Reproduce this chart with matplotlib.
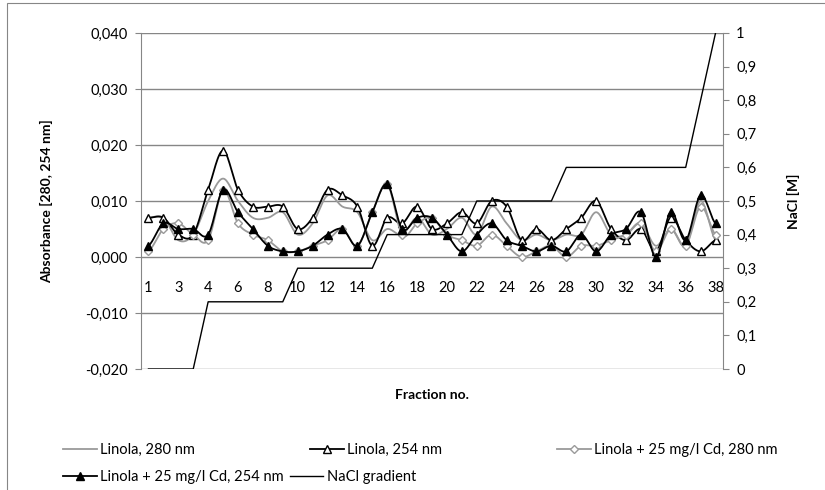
import matplotlib
matplotlib.use('Agg')
import matplotlib.pyplot as plt
from matplotlib.lines import Line2D
from matplotlib.patches import Rectangle
from matplotlib.ticker import FuncFormatter
import numpy as np

plt.rcParams['font.family'] = ['Lato', 'DejaVu Sans']

# x categories (39 fractions, every second one labelled on the axis)
tick_labels = ['1', '3', '4', '6', '8', '10', '12', '14', '16', '18', '20',
               '22', '24', '26', '28', '30', '32', '34', '36', '38']

linola_280 = [0.007, 0.007, 0.003, 0.004, 0.010, 0.014, 0.010, 0.007, 0.007, 0.008,
              0.004, 0.006, 0.011, 0.009, 0.008, 0.003, 0.005, 0.004, 0.007, 0.004,
              0.005, 0.007, 0.004, 0.009, 0.006, 0.003, 0.004, 0.003, 0.004, 0.004,
              0.008, 0.004, 0.004, 0.006, 0.002, 0.005, 0.002, 0.010, 0.003]
linola_254 = [0.007, 0.007, 0.004, 0.004, 0.012, 0.019, 0.012, 0.009, 0.009, 0.009,
              0.005, 0.007, 0.012, 0.011, 0.009, 0.002, 0.007, 0.006, 0.009, 0.005,
              0.006, 0.008, 0.006, 0.010, 0.009, 0.003, 0.005, 0.003, 0.005, 0.007,
              0.010, 0.005, 0.003, 0.005, 0.001, 0.007, 0.003, 0.001, 0.003]
cd_280 = [0.001, 0.005, 0.006, 0.004, 0.003, 0.012, 0.006, 0.004, 0.003, 0.001,
          0.001, 0.002, 0.003, 0.005, 0.002, 0.008, 0.013, 0.004, 0.006, 0.007,
          0.004, 0.003, 0.002, 0.004, 0.002, 0.000, 0.001, 0.002, 0.000, 0.002,
          0.002, 0.003, 0.004, 0.006, 0.001, 0.005, 0.002, 0.009, 0.004]
cd_254 = [0.002, 0.006, 0.005, 0.005, 0.004, 0.012, 0.008, 0.005, 0.002, 0.001,
          0.001, 0.002, 0.004, 0.005, 0.002, 0.008, 0.013, 0.005, 0.007, 0.007,
          0.004, 0.001, 0.004, 0.006, 0.003, 0.002, 0.001, 0.002, 0.001, 0.004,
          0.001, 0.004, 0.005, 0.008, 0.000, 0.008, 0.003, 0.011, 0.006]
nacl = [0, 0, 0, 0, 0.2, 0.2, 0.2, 0.2, 0.2, 0.2,
        0.3, 0.3, 0.3, 0.3, 0.3, 0.3, 0.4, 0.4, 0.4, 0.4,
        0.4, 0.4, 0.5, 0.5, 0.5, 0.5, 0.5, 0.5, 0.6, 0.6,
        0.6, 0.6, 0.6, 0.6, 0.6, 0.6, 0.6, 0.8, 1.0]


def smooth(y, steps=16):
    """Catmull-Rom curve through the points, like Excel's smoothed lines"""
    y = np.asarray(y, dtype=float)
    p = np.concatenate([[y[0]], y, [y[-1]]])
    xs, ys = [], []
    t = np.linspace(0, 1, steps, endpoint=False)
    for i in range(len(y) - 1):
        p0, p1, p2, p3 = p[i], p[i + 1], p[i + 2], p[i + 3]
        seg = 0.5 * (2 * p1 + (p2 - p0) * t + (2 * p0 - 5 * p1 + 4 * p2 - p3) * t ** 2
                     + (3 * p1 - p0 - 3 * p2 + p3) * t ** 3)
        xs.extend(i + t)
        ys.extend(seg)
    xs.append(len(y) - 1)
    ys.append(y[-1])
    return np.array(xs), np.array(ys)


W, H = 825, 490
fig = plt.figure(figsize=(W / 100, H / 100), dpi=100)
ax = fig.add_axes([141 / W, 1 - 369 / H, (723 - 141) / W, (369 - 33) / H])
ax2 = ax.twinx()

x = np.arange(len(nacl))
grey = '#9a9a9a'
axis_grey = '#868686'

sx, sy = smooth(linola_280)
ax.plot(sx, sy, color=grey, lw=1.3, zorder=3)
sx, sy = smooth(linola_254)
ax.plot(sx, sy, color='black', lw=1.3, zorder=4)
ax.plot(x, linola_254, ls='none', marker='^', ms=6, mfc='white', mec='black', mew=1, zorder=4)
sx, sy = smooth(cd_280)
ax.plot(sx, sy, color=grey, lw=1.3, zorder=5)
ax.plot(x, cd_280, ls='none', marker='D', ms=4.5, mfc='white', mec=grey, mew=1, zorder=5)
sx, sy = smooth(cd_254)
ax.plot(sx, sy, color='black', lw=1.3, zorder=6)
ax.plot(x, cd_254, ls='none', marker='^', ms=6, mfc='black', mec='black', zorder=6)

ax2.plot(x, nacl, color='black', lw=1.0)

# left axis
ax.set_ylim(-0.02, 0.04)
ax.set_yticks(np.arange(-0.02, 0.0401, 0.01))
ax.yaxis.set_major_formatter(FuncFormatter(lambda v, p: f"{v:.3f}".replace('.', ',').replace('-0,000', '0,000')))
ax.grid(axis='y', color=axis_grey, lw=1)
ax.set_axisbelow(True)
ax.set_xlim(-0.5, len(nacl) - 0.5)
ax.set_xticks(x[::2])
ax.set_xticklabels(tick_labels)
ax.spines['bottom'].set_position(('data', 0))
ax.spines['bottom'].set_visible(False)
ax.spines['top'].set_visible(False)
ax.spines['right'].set_visible(False)
ax.spines['left'].set_color(axis_grey)
ax.tick_params(axis='x', length=0, pad=17, labelsize=10.5)
ax.tick_params(axis='y', length=4.5, color=axis_grey, pad=5, labelsize=10.5)
fig.text(47 / W, 1 - 201 / H, 'Absorbance [280, 254 nm]', rotation=90, ha='center', va='center',
         fontsize=10, fontweight='bold')
fig.text(432 / W, 1 - 395 / H, 'Fraction no.', ha='center', va='center', fontsize=10, fontweight='bold')

# right axis
ax2.set_ylim(0, 1)
ax2.set_yticks(np.arange(0, 1.01, 0.1))
ax2.yaxis.set_major_formatter(FuncFormatter(lambda v, p: f"{v:.1f}".replace('.', ',').replace(',0', '')))
for s in ['top', 'bottom', 'left']:
    ax2.spines[s].set_visible(False)
ax2.spines['right'].set_color(axis_grey)
ax2.tick_params(axis='y', length=4.5, color=axis_grey, pad=5, labelsize=10.5)
fig.text(793 / W, 1 - 201 / H, 'NaCl [M]', rotation=90, ha='center', va='center',
         fontsize=10, fontweight='bold')

# legend
hA = Line2D([], [], color=grey, lw=1.3)
hB = Line2D([], [], color='black', lw=1.3, marker='^', ms=6, mfc='white', mec='black')
hC = Line2D([], [], color=grey, lw=1.3, marker='D', ms=4.5, mfc='white', mec=grey)
hD = Line2D([], [], color='black', lw=1.3, marker='^', ms=6, mfc='black', mec='black')
hN = Line2D([], [], color='black', lw=1.0)
leg_kw = dict(frameon=False, loc='center left', fontsize=10.5, handlelength=2.3,
              handletextpad=0.25, borderpad=0, borderaxespad=0)
row1 = 1 - 450 / H
row2 = 1 - 477 / H
fig.legend([hA], ['Linola, 280 nm'], bbox_to_anchor=(63 / W, row1), **leg_kw)
fig.legend([hB], ['Linola, 254 nm'], bbox_to_anchor=(310 / W, row1), **leg_kw)
fig.legend([hC], ['Linola + 25 mg/l Cd, 280 nm'], bbox_to_anchor=(557 / W, row1), **leg_kw)
fig.legend([hD, hN], ['Linola + 25 mg/l Cd, 254 nm', 'NaCl gradient'], ncol=2,
           columnspacing=0.4, bbox_to_anchor=(63 / W, row2), **leg_kw)

# chart area border (cut off at the right and bottom in the original)
fig.patches.append(Rectangle((7 / W, -10 / H), 830 / W, 497 / H, transform=fig.transFigure,
                             fill=False, edgecolor=axis_grey, lw=0.8))

fig.savefig('out.png', dpi=100)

══════════════════════════════

» **Task directions**
Return the material line for line, from its beginning to the line that contains "0.6, 0.6, 0.6, 0.6, 0.6, 0.6, 0.6, 0.8, 1.0]", with the pictures left out.

» **Task answer**
Reproduce this chart with matplotlib.
import matplotlib
matplotlib.use('Agg')
import matplotlib.pyplot as plt
from matplotlib.lines import Line2D
from matplotlib.patches import Rectangle
from matplotlib.ticker import FuncFormatter
import numpy as np

plt.rcParams['font.family'] = ['Lato', 'DejaVu Sans']

# x categories (39 fractions, every second one labelled on the axis)
tick_labels = ['1', '3', '4', '6', '8', '10', '12', '14', '16', '18', '20',
               '22', '24', '26', '28', '30', '32', '34', '36', '38']

linola_280 = [0.007, 0.007, 0.003, 0.004, 0.010, 0.014, 0.010, 0.007, 0.007, 0.008,
              0.004, 0.006, 0.011, 0.009, 0.008, 0.003, 0.005, 0.004, 0.007, 0.004,
              0.005, 0.007, 0.004, 0.009, 0.006, 0.003, 0.004, 0.003, 0.004, 0.004,
              0.008, 0.004, 0.004, 0.006, 0.002, 0.005, 0.002, 0.010, 0.003]
linola_254 = [0.007, 0.007, 0.004, 0.004, 0.012, 0.019, 0.012, 0.009, 0.009, 0.009,
              0.005, 0.007, 0.012, 0.011, 0.009, 0.002, 0.007, 0.006, 0.009, 0.005,
              0.006, 0.008, 0.006, 0.010, 0.009, 0.003, 0.005, 0.003, 0.005, 0.007,
              0.010, 0.005, 0.003, 0.005, 0.001, 0.007, 0.003, 0.001, 0.003]
cd_280 = [0.001, 0.005, 0.006, 0.004, 0.003, 0.012, 0.006, 0.004, 0.003, 0.001,
          0.001, 0.002, 0.003, 0.005, 0.002, 0.008, 0.013, 0.004, 0.006, 0.007,
          0.004, 0.003, 0.002, 0.004, 0.002, 0.000, 0.001, 0.002, 0.000, 0.002,
          0.002, 0.003, 0.004, 0.006, 0.001, 0.005, 0.002, 0.009, 0.004]
cd_254 = [0.002, 0.006, 0.005, 0.005, 0.004, 0.012, 0.008, 0.005, 0.002, 0.001,
          0.001, 0.002, 0.004, 0.005, 0.002, 0.008, 0.013, 0.005, 0.007, 0.007,
          0.004, 0.001, 0.004, 0.006, 0.003, 0.002, 0.001, 0.002, 0.001, 0.004,
          0.001, 0.004, 0.005, 0.008, 0.000, 0.008, 0.003, 0.011, 0.006]
nacl = [0, 0, 0, 0, 0.2, 0.2, 0.2, 0.2, 0.2, 0.2,
        0.3, 0.3, 0.3, 0.3, 0.3, 0.3, 0.4, 0.4, 0.4, 0.4,
        0.4, 0.4, 0.5, 0.5, 0.5, 0.5, 0.5, 0.5, 0.6, 0.6,
        0.6, 0.6, 0.6, 0.6, 0.6, 0.6, 0.6, 0.8, 1.0]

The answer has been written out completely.